SM: We are working towards a full retail release shortly after we ship to our Kickstarter backers – around September 2020. The game will be available via Nuts! website and other retail avenues. Our Kickstarter was a success, but we expect copies will be still be sold via retail routes for a few years. Wargames tend to have a long shelf life.
The game I am currently focussing on is inspired by a book called ‘She-Wolves’ about three early female rulers of England. One of them was the Empress Matilda, who waged a civil war with King Stephen in the 12th Century. It was a war that did not have many battles, so the game concentrates on political elements and uses both a map and deckbuilding elements. It will be a historically themed game but not really a war game.
I’m also working on some other games in a co-development capacity for both Nuts! and Phalanx Games.
DM: Do you have any advice for aspiring games designers?
SM: Becoming a full-time designer is challenging to achieve.

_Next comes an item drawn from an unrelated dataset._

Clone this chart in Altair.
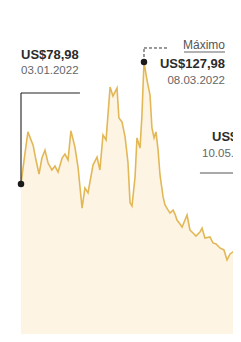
import altair as alt
import pandas as pd

# Days since 03.01.2022 and price (US$)
dias = [0, 1.6, 3.6, 5.2, 6.3, 7.8, 9.4, 10.9, 12.5, 14.1, 16.1, 17.7, 19.3, 21.4, 22.9,
        24.5, 26.0, 28.1, 29.7, 31.8, 33.3, 34.9, 37.5, 39.6, 41.1, 42.7, 44.3, 46.4,
        47.9, 50.0, 51.0, 52.6, 54.2, 55.7, 56.8, 57.8, 59.4, 60.4, 62.0, 63.0, 64.06,
        65.6, 67.2, 68.2, 69.3, 70.3, 71.4, 72.4, 74.0, 75.0, 76.0, 77.6, 79.2, 80.2,
        81.25, 82.8, 83.9, 85.4, 86.5, 88.0, 89.6, 91.1, 93.2, 94.3, 95.8, 98.4, 100.0,
        101.6, 103.6, 105.7, 107.3, 108.9, 110.4, 112.0, 114.1, 115.6]
precos = [78.98, 88.6, 99.9, 96.7, 94.6, 88.6, 83.0, 89.4, 92.6, 87.4, 84.6, 86.2, 83.8,
          89.4, 91.0, 88.6, 100.3, 93.8, 85.8, 69.3, 77.4, 75.4, 86.6, 89.8, 84.6, 98.7,
          96.7, 117.9, 114.3, 117.5, 105.5, 103.9, 97.9, 87.8, 71.4, 70.1, 81.8, 97.5,
          93.4, 106.7, 127.98, 120.8, 114.7, 101.5, 97.5, 99.9, 92.6, 82.6, 73.8, 70.6,
          69.3, 67.3, 68.5, 66.9, 64.5, 62.9, 61.7, 64.5, 66.5, 60.5, 59.3, 58.1, 59.7,
          61.3, 57.3, 57.7, 55.3, 54.9, 53.3, 52.5, 48.5, 50.9, 51.7, 50.5, 48.5, 49.3]

W, H = 225, 326
X_DOM = [-6.77, 110.42]
Y_DOM = [18.74, 149.66]
FONT = "Liberation Sans"

df = pd.DataFrame({"dia": dias, "preco": precos})
xs = alt.Scale(domain=X_DOM, nice=False, zero=False)
ys = alt.Scale(domain=Y_DOM, nice=False, zero=False)

area = alt.Chart(df).mark_area(color="#fdf4e3", clip=True).encode(
    x=alt.X("dia:Q", scale=xs, axis=None),
    y=alt.Y("preco:Q", scale=ys, axis=None),
    y2=alt.value(H),
)
line = alt.Chart(df).mark_line(color="#e2b857", strokeWidth=1.6, clip=True).encode(
    x="dia:Q", y="preco:Q"
)

# annotations
pts = pd.DataFrame({"dia": [0, 64.06], "preco": [78.98, 127.98]})
dots = alt.Chart(pts).mark_circle(color="#1a1a1a", size=42, opacity=1).encode(
    x="dia:Q", y="preco:Q"
)

solid = pd.DataFrame({
    "x": [0, 0, 93.2, 84.9],
    "x2": [0, 30.7, 130, 106.25],
    "y": [78.98, 115.53, 83.4, 132.0],
    "y2": [115.53, 115.53, 83.4, 132.0],
    "c": ["#222222", "#222222", "#555555", "#666666"],
})
rules = alt.Chart(solid).mark_rule(strokeWidth=1.1, clip=True).encode(
    x="x:Q", x2="x2", y="y:Q", y2="y2", color=alt.Color("c:N", scale=None)
)
dashed = pd.DataFrame({
    "x": [64.06, 64.06], "x2": [64.06, 76.6],
    "y": [127.98, 133.6], "y2": [133.6, 133.6],
})
drules = alt.Chart(dashed).mark_rule(strokeWidth=1, color="#333333",
                                     strokeDash=[3, 2]).encode(
    x="x:Q", x2="x2", y="y:Q", y2="y2"
)

bold_txt = pd.DataFrame({"x": [0, 99.5], "y": [130.79, 97.86],
                         "t": ["US$78,98", "US$101,64"]})
date_txt = pd.DataFrame({"x": [0, 94.3], "y": [124.36, 91.03],
                         "t": ["03.01.2022", "10.05.2022"]})
t1 = alt.Chart(bold_txt).mark_text(align="left", baseline="middle", font=FONT,
                                   fontSize=13, fontWeight="bold",
                                   color="#2b2b2b", clip=True).encode(
    x="x:Q", y="y:Q", text="t:N")
t2 = alt.Chart(date_txt).mark_text(align="left", baseline="middle", font=FONT,
                                   fontSize=11.5, color="#666666",
                                   clip=True).encode(
    x="x:Q", y="y:Q", text="t:N")

max_bold = pd.DataFrame({"x": [106.25], "y": [127.17], "t": ["US$127,98"]})
max_norm = pd.DataFrame({"x": [106.25, 106.25], "y": [134.8, 120.35],
                         "t": ["Máximo", "08.03.2022"],
                         "c": ["#555555", "#666666"], "s": [12, 11.5]})
t3 = alt.Chart(max_bold).mark_text(align="right", baseline="middle", font=FONT,
                                   fontSize=13, fontWeight="bold",
                                   color="#2b2b2b").encode(
    x="x:Q", y="y:Q", text="t:N")
t4 = alt.Chart(max_norm).mark_text(align="right", baseline="middle",
                                   font=FONT).encode(
    x="x:Q", y="y:Q", text="t:N",
    color=alt.Color("c:N", scale=None),
    size=alt.Size("s:Q", scale=None),
)

chart = alt.layer(area, line, rules, drules, dots, t1, t2, t3, t4).properties(
    width=W, height=H,
    autosize=alt.AutoSizeParams(type="none"),
    padding=0,
    background="white",
).configure_view(stroke=None)

chart.save("out.html", embed_options={"renderer": "svg", "actions": False})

However, it’s certainly possible to make a living in the industry through a mix of areas which can include design. You may need to ‘dip your toe in’ at first, perhaps volunteer in some capacity.
Be passionate. Play as many games as you can. Read about them, watch the videos. Then think about what you can offer the industry. Maybe your talent is in designing, maybe it’s marketing, maybe it’s admin.
It’s a small industry but very friendly and there are many ways into it from the hobby.